I didn’t set foot on land at all again that day or that night (or for days afterward, that I can recall.) My father anchored us a little offshore in the darkness, and I slept under a hood of canvas near the bow of the skiff. When I woke up the world and water were still.
We were now in Grenville Channel, which under full daylight is green and clear and you can see starfish underneath you on the seabed. But this was early morning and there was a light mist on the water, and the water itself, from my angle still lying in the bow of the skiff, appeared like black glass with broad ripples distorting the reflection of the sky and the islands across the way. The islands were deep green and shadow, evergreens following every contour, beginning at the edge of the shore and rising to the hills behind. Between the evergreens and the water was a white line of granite.
And the islands were floating. Granite. Trees. Hills. Together seemed to have no more weight than foam. Floating on the black glass water and making no more indentation on it than a water spider.
In the quiet of that morning and in that place, where I could hear the rowboat creak as my father rose and moved about, where I could smell the salt of the water mingle with the welcome of bacon as my father fixed breakfast and tea on the Coleman stove, where that dark glass sea rippled around us and featherlight islands floated across the way, with mists and birds and solitude, I discovered my perfect morning.

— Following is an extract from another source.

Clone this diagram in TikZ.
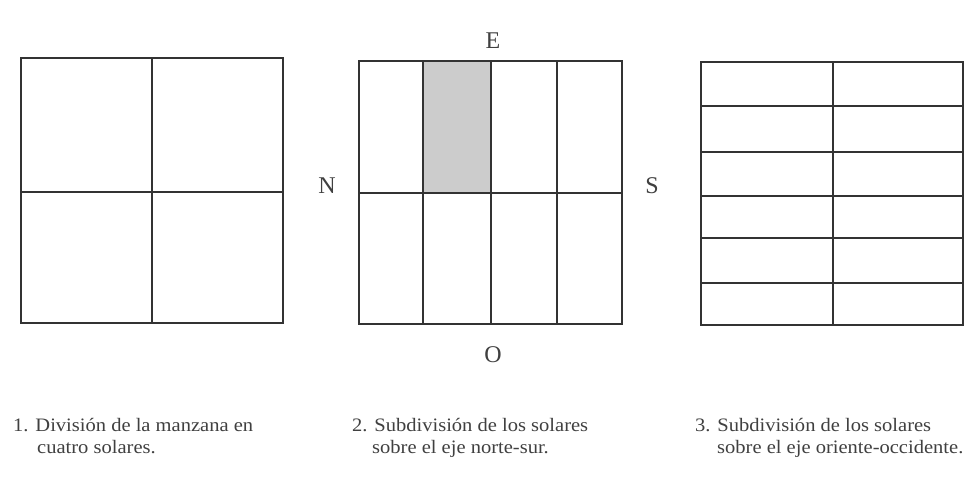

If you asked Teddy (or any of the names he passed by in the years that followed) what was his perfect morning, he would always point to this one.
Early fall, 1960. The mouth of Grenville channel. Kennedy Island perhaps across the way. In me and my father’s eccentric migration down the coast, it transcended all other moments. I never needed any more reason for our journey than that place, that sea, that mist, those spell-woven islands, and that morning’s waking.